Warning over variable and high dose MDMA

“White and clear capsules” that have been found to contain high levels of MDMA.
Source: Roma Western Star

NSW Health is warning of high-dose MDMA (ecstasy) pills/capsules that are circulating in the community.

Blue tablets shaped in the ‘Adidas’ logo, green and white capsules, and clear capsules have all been found to contain high doses of MDMA.

Professor Andrew Dawson, Clinical Director of the NSW Poisons Information Centre, said the dangerous drug contained more than double the common dose.

“While one MDMA tablet/capsule alone can cause life-threatening toxicity, the risk is greatly increased if high doses or multiple MDMA tablets or capsules are consumed over a short period, or if MDMA is consumed in combination with alcohol or other stimulants, such as methamphetamine or cocaine,” Prof Dawson said.

“Hot weather will also increase the dangers, as MDMA causes the body to dangerously overheat, potentially leading to organ failure, loss of consciousness and death.”

The average dose of MDMA in the blue “Adidas” shaped tablets was 145mg, while the green and white, as well as clear capsules had average doses of 130mg.

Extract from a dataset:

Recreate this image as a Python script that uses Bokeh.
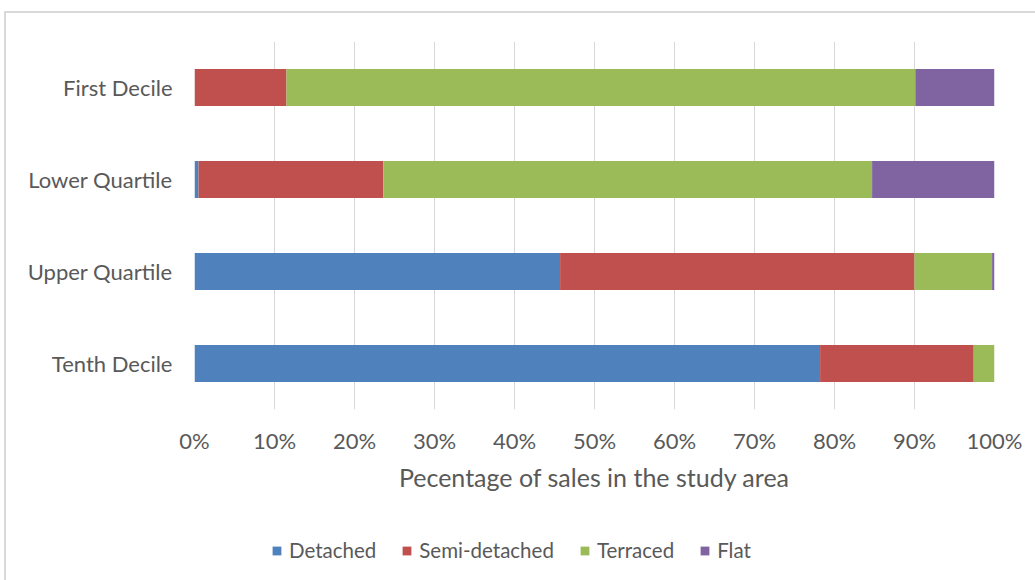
from bokeh.plotting import figure
from bokeh.layouts import column
from bokeh.models import (ColumnDataSource, FactorRange, FixedTicker,
                          PrintfTickFormatter, Legend, LegendItem)
from bokeh.embed import file_html
from bokeh.resources import INLINE

# Share of sales by property type within each price band (percent)
bands = ["Tenth Decile", "Upper Quartile", "Lower Quartile", "First Decile"]
detached = [78.2, 45.7, 0.5, 0.0]
semi_detached = [19.2, 44.3, 23.1, 11.5]
terraced = [2.6, 9.7, 61.1, 78.6]
flat = [0.0, 0.3, 15.3, 9.9]

series = ["Detached", "Semi-detached", "Terraced", "Flat"]
colors = ["#4F81BD", "#C0504D", "#9BBB59", "#8064A2"]
x_ticks = [0, 10, 20, 30, 40, 50, 60, 70, 80, 90, 100]

FONT = "Lato"
TEXT = "#595959"
GRID = "#D9D9D9"

source = ColumnDataSource(dict(
    band=bands,
    Detached=detached,
    **{"Semi-detached": semi_detached},
    Terraced=terraced,
    Flat=flat,
))

p = figure(
    width=1029, height=497,
    y_range=FactorRange(*bands, range_padding=0),
    x_range=(0, 100),
    output_backend="svg", toolbar_location=None,
    min_border_left=188, min_border_right=41,
    min_border_top=28, min_border_bottom=101,
)
p.outline_line_color = None
p.background_fill_color = "white"
p.border_fill_color = "white"

p.hbar_stack(series, y="band", height=0.4, color=colors,
             line_color=None, source=source)

# x axis: percentages with vertical gridlines
p.xaxis.ticker = FixedTicker(ticks=x_ticks)
p.xaxis.formatter = PrintfTickFormatter(format="%d%%")
p.xaxis.axis_line_color = None
p.xaxis.major_tick_line_color = None
p.xaxis.minor_tick_line_color = None
p.xaxis.major_label_text_font = FONT
p.xaxis.major_label_text_font_size = "22px"
p.xaxis.major_label_text_color = TEXT
p.xaxis.major_label_standoff = 11
p.xaxis.axis_label = "Pecentage of sales in the study area"
p.xaxis.axis_label_text_font = FONT
p.xaxis.axis_label_text_font_size = "25px"
p.xaxis.axis_label_text_font_style = "normal"
p.xaxis.axis_label_text_color = TEXT
p.xaxis.axis_label_standoff = 5

p.xgrid.grid_line_color = GRID
p.xgrid.grid_line_width = 1
p.ygrid.grid_line_color = None

# y axis: price bands
p.yaxis.axis_line_color = None
p.yaxis.major_tick_line_color = None
p.yaxis.minor_tick_line_color = None
p.yaxis.major_label_text_font = FONT
p.yaxis.major_label_text_font_size = "22px"
p.yaxis.major_label_text_color = TEXT
p.yaxis.major_label_standoff = 16

# legend strip under the chart; its stacked bars are hidden and only
# lend their colours to the legend swatches
lp = figure(
    width=1029, height=70,
    y_range=FactorRange(*bands, range_padding=0), x_range=(0, 100),
    output_backend="svg", toolbar_location=None,
    x_axis_location=None, y_axis_location=None,
    min_border=0,
)
lp.outline_line_color = None
lp.grid.visible = False
lp.background_fill_color = "white"
lp.border_fill_color = "white"

swatches = lp.hbar_stack(series, y="band", height=0.4, color=colors,
                         line_color=None, source=source)
for r in swatches:
    r.visible = False

legend = Legend(
    items=[LegendItem(label=s, renderers=[r]) for s, r in zip(series, swatches)],
    orientation="horizontal",
    location=(77, 18),
    border_line_color=None,
    background_fill_alpha=0,
    inactive_fill_alpha=0,
    padding=0,
    margin=0,
    spacing=25,
    label_standoff=7,
    glyph_width=11,
    glyph_height=11,
    label_text_font=FONT,
    label_text_font_size="20.5px",
    label_text_color=TEXT,
)
lp.add_layout(legend, "center")

layout = column(
    p, lp, spacing=0,
    styles={
        "margin-left": "4px", "margin-top": "11px",
        "border-left": f"2px solid {GRID}", "border-top": f"2px solid {GRID}",
    },
)

open("out.html", "w").write(file_html(layout, INLINE))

These high levels are of serious concern and NSW Health urges festival patrons to dispose of tablets in the supplied amnesty bins.

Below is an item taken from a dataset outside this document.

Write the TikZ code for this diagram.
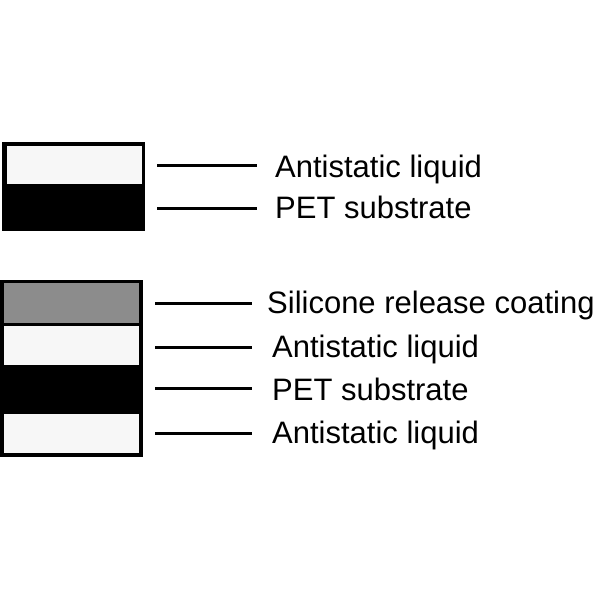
\documentclass[tikz,border=0pt]{standalone}
\usepackage{fontspec}
\setmainfont{Liberation Sans}
\begin{document}
\begin{tikzpicture}[x=1pt,y=-1pt,
  layer/.style={draw=none,inner sep=0pt,outer sep=0pt},
  lbl/.style={anchor=base west,inner sep=0pt,font=\fontsize{31}{36}\selectfont},
  leader/.style={line width=3pt}]
\useasboundingbox (0,0) rectangle (600,600);
% top stack
\fill[black] (2,142) rectangle (145,231);
\node[layer,fill=black!3,minimum width=135pt,minimum height=38pt] (ta) at (74.5,165) {};
\node[layer,fill=black,minimum width=135pt,minimum height=43pt] (tp) at (74.5,207) {};
% bottom stack
\fill[black] (0,280) rectangle (143,457);
\node[layer,fill=black!45,minimum width=135pt,minimum height=40pt] (bs) at (71.5,303) {};
\node[layer,fill=black!3,minimum width=135pt,minimum height=39pt] (ba) at (71.5,345.5) {};
\node[layer,fill=black,minimum width=135pt,minimum height=45pt] (bp) at (71.5,389.5) {};
\node[layer,fill=black!3,minimum width=135pt,minimum height=39pt] (bb) at (71.5,433.5) {};
% leader line coordinates
\coordinate (t1s) at (157,165); \coordinate (t1e) at (257,165);
\coordinate (t2s) at (157,208); \coordinate (t2e) at (257,208);
\coordinate (b1s) at (155,303); \coordinate (b1e) at (252,303);
\coordinate (b2s) at (155,347); \coordinate (b2e) at (252,347);
\coordinate (b3s) at (155,388); \coordinate (b3e) at (252,388);
\coordinate (b4s) at (155,433); \coordinate (b4e) at (252,433);
\draw[leader] (t1s) -- (t1e);
\draw[leader] (t2s) -- (t2e);
\draw[leader] (b1s) -- (b1e);
\draw[leader] (b2s) -- (b2e);
\draw[leader] (b3s) -- (b3e);
\draw[leader] (b4s) -- (b4e);
% labels
\node[lbl] (l1) at (275,177) {Antistatic liquid};
\node[lbl] (l2) at (275,218) {PET substrate};
\node[lbl] (l3) at (267,313) {Silicone release coating};
\node[lbl] (l4) at (272,357) {Antistatic liquid};
\node[lbl] (l5) at (272,400) {PET substrate};
\node[lbl] (l6) at (272,443) {Antistatic liquid};
\end{tikzpicture}
\end{document}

“Consumption of high doses of MDMA has been linked to cases of serious illness and death in NSW. It can cause severe agitation and paranoia, raised body temperature, seizures or fits, heart rhythm problems and death,” Prof Dawson said.

The NSW Government recently announced Amnesty Bins would be placed at some music festivals so patrons have a chance to discard illegal drugs without fear of prosecution or penalty.

The measure formed a key part of the NSW Government’s response to the Deputy Coroner’s recommendations following her inquest into the deaths of six patrons at NSW music festivals, which found MDMA toxicity was the cause of death in five people, and combined MDMA and cocaine toxicity in one person.

NSW Health has also released updated Guidelines for Music Festival Event Organisers which support the delivery of safer music festivals.

Professor Dawson urged anyone who was unwell from MDMA to immediately call Triple Zero.

“Importantly, look after your mates. If you feel unwell, or if your friend feels unwell, do something about it. Don’t ignore it. You won’t get into trouble for seeking medical care,” he said.

For images and more information on the high dose MDMA (ecstasy), see:

For support and information on drug and alcohol, please contact:

  • The Alcohol and Drug Information Service (ADIS) – 1800 250 015 – a 24/7 service offering confidential and anonymous telephone counselling and information.

For information about the potential adverse effects of MDMA, please contact the NSW Poisons Information Centre on 13 11 26.

The 2019-20 NSW Budget commits $231.6 million to delivering alcohol and other drug prevention, education, treatment and ongoing care programs state-wide.